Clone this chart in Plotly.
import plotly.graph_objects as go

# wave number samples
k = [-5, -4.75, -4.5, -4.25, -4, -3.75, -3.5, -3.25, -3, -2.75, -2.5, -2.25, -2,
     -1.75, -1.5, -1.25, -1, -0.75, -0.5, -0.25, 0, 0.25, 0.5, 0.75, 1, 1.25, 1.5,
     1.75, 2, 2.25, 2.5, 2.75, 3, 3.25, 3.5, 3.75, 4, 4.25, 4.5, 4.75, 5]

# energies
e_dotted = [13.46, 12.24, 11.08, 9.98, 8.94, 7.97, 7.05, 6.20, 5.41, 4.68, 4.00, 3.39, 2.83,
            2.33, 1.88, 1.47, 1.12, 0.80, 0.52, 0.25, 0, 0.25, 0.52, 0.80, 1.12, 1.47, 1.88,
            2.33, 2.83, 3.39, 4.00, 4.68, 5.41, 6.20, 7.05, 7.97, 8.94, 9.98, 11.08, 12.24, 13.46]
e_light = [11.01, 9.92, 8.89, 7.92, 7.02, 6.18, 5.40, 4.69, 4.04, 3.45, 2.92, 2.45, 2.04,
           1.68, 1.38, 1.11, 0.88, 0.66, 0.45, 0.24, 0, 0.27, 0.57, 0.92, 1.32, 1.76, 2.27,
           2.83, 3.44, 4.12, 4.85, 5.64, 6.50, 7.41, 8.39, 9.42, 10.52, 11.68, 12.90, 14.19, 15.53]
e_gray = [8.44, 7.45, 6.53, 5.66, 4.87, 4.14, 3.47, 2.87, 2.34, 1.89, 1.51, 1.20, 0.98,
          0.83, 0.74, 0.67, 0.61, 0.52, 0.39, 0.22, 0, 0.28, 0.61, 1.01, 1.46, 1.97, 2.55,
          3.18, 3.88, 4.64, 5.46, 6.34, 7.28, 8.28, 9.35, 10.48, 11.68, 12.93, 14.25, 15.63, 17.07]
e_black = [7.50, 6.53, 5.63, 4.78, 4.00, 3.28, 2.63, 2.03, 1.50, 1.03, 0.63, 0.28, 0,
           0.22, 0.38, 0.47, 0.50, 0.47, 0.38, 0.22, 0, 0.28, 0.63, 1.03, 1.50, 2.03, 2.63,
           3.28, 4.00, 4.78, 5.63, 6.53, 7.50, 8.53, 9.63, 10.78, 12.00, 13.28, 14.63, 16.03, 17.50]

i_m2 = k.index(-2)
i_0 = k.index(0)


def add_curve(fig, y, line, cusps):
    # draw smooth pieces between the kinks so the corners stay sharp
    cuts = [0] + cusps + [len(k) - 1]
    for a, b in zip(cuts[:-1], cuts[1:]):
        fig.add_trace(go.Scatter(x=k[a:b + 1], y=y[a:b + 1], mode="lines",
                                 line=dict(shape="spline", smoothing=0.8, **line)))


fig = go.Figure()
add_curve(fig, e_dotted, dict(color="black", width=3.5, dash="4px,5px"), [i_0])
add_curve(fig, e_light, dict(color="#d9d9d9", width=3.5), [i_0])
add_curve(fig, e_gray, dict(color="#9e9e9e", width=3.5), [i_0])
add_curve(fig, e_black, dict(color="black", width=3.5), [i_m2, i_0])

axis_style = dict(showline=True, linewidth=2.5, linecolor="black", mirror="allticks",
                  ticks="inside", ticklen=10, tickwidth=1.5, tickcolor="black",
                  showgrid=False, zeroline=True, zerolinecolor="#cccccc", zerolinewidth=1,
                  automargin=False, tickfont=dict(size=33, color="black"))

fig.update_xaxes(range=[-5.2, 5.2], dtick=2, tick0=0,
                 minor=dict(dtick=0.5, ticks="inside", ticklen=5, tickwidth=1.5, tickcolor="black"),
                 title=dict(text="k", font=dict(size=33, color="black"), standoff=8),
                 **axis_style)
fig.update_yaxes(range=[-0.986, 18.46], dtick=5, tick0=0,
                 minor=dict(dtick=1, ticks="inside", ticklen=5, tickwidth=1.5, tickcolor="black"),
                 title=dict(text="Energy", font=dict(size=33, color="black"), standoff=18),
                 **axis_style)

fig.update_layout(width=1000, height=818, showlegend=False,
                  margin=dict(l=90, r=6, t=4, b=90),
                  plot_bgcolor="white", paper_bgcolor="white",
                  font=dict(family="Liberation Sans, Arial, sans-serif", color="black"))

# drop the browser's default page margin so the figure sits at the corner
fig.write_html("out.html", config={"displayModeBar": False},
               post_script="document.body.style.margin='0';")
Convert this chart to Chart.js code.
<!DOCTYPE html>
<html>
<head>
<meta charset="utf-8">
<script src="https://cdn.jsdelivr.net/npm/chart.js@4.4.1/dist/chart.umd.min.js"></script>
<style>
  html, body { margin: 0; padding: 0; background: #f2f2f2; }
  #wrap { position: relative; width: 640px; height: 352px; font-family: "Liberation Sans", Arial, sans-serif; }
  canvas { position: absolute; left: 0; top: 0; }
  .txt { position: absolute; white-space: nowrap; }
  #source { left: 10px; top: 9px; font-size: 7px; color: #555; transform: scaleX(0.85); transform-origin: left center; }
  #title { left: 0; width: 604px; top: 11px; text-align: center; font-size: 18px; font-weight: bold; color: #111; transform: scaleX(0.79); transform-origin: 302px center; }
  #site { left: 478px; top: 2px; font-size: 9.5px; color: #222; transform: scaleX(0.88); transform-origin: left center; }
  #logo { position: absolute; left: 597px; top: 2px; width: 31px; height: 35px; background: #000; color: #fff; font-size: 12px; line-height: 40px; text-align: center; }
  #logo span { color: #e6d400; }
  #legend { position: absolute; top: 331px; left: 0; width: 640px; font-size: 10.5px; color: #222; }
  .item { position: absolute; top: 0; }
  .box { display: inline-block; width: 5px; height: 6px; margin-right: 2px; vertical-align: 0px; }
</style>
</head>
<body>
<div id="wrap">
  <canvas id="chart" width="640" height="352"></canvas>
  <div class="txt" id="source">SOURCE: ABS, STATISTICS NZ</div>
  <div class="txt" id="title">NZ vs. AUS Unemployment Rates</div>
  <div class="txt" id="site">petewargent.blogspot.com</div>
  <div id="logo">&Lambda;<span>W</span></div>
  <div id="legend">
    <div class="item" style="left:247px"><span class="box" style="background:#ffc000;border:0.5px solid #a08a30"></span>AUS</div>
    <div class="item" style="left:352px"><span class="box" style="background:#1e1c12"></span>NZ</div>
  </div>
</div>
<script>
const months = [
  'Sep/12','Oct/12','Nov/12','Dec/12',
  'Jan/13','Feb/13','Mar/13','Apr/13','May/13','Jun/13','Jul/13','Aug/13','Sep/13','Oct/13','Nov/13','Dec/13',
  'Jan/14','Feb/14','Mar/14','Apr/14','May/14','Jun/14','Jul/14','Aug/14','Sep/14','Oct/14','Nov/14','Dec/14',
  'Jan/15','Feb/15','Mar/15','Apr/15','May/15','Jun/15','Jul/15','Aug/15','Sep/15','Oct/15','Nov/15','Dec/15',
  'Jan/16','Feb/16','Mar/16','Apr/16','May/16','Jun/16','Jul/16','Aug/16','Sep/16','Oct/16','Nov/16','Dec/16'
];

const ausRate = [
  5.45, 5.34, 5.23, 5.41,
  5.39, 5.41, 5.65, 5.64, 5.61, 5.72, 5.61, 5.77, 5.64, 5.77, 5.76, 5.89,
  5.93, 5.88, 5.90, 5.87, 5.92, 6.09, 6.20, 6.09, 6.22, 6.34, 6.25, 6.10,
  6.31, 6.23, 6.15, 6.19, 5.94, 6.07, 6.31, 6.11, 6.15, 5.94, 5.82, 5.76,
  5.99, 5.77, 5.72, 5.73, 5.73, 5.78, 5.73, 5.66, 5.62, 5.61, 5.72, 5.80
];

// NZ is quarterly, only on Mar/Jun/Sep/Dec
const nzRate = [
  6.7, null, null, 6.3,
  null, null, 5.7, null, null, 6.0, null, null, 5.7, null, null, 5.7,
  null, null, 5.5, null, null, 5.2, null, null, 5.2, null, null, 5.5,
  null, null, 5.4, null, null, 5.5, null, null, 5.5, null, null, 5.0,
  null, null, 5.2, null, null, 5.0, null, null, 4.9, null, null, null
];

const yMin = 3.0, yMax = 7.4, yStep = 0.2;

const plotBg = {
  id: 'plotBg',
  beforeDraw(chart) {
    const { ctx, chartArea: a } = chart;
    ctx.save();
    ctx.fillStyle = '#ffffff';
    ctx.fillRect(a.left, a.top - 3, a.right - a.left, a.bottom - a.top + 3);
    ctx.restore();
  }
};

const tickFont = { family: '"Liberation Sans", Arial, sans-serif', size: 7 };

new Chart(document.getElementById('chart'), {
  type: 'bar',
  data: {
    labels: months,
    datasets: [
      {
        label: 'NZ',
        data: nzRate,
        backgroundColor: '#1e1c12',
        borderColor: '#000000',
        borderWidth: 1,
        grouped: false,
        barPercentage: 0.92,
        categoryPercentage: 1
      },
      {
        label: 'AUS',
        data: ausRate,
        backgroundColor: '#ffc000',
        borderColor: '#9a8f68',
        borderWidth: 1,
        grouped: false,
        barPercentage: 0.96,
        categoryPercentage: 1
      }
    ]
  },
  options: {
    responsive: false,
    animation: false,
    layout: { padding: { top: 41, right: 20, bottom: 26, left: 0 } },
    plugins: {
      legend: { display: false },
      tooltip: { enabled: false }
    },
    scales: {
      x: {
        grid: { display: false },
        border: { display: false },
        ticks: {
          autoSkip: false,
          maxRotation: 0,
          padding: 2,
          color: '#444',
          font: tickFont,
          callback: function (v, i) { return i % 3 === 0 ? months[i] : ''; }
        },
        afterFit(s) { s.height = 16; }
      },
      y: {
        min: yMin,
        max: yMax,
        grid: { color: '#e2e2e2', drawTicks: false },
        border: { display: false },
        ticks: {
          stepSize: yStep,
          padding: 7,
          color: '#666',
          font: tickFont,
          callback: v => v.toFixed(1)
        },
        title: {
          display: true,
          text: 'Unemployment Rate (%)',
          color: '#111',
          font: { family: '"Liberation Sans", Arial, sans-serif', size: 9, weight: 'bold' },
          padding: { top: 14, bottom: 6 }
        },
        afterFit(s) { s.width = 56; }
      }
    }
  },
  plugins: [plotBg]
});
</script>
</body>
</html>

--

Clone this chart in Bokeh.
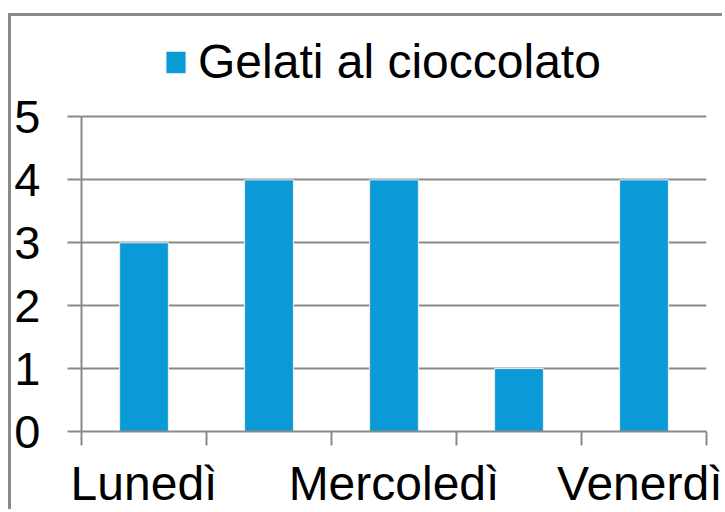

- _WHAT IS EXPECTED_: Look through the entries above and quote exactly the lines from the line with "Clone this chart in Plotly." to the line with "import plotly.graph_objects as go", counting both of those lines.

- _SOLUTION TO THE EXERCISE_:
Clone this chart in Plotly.
import plotly.graph_objects as go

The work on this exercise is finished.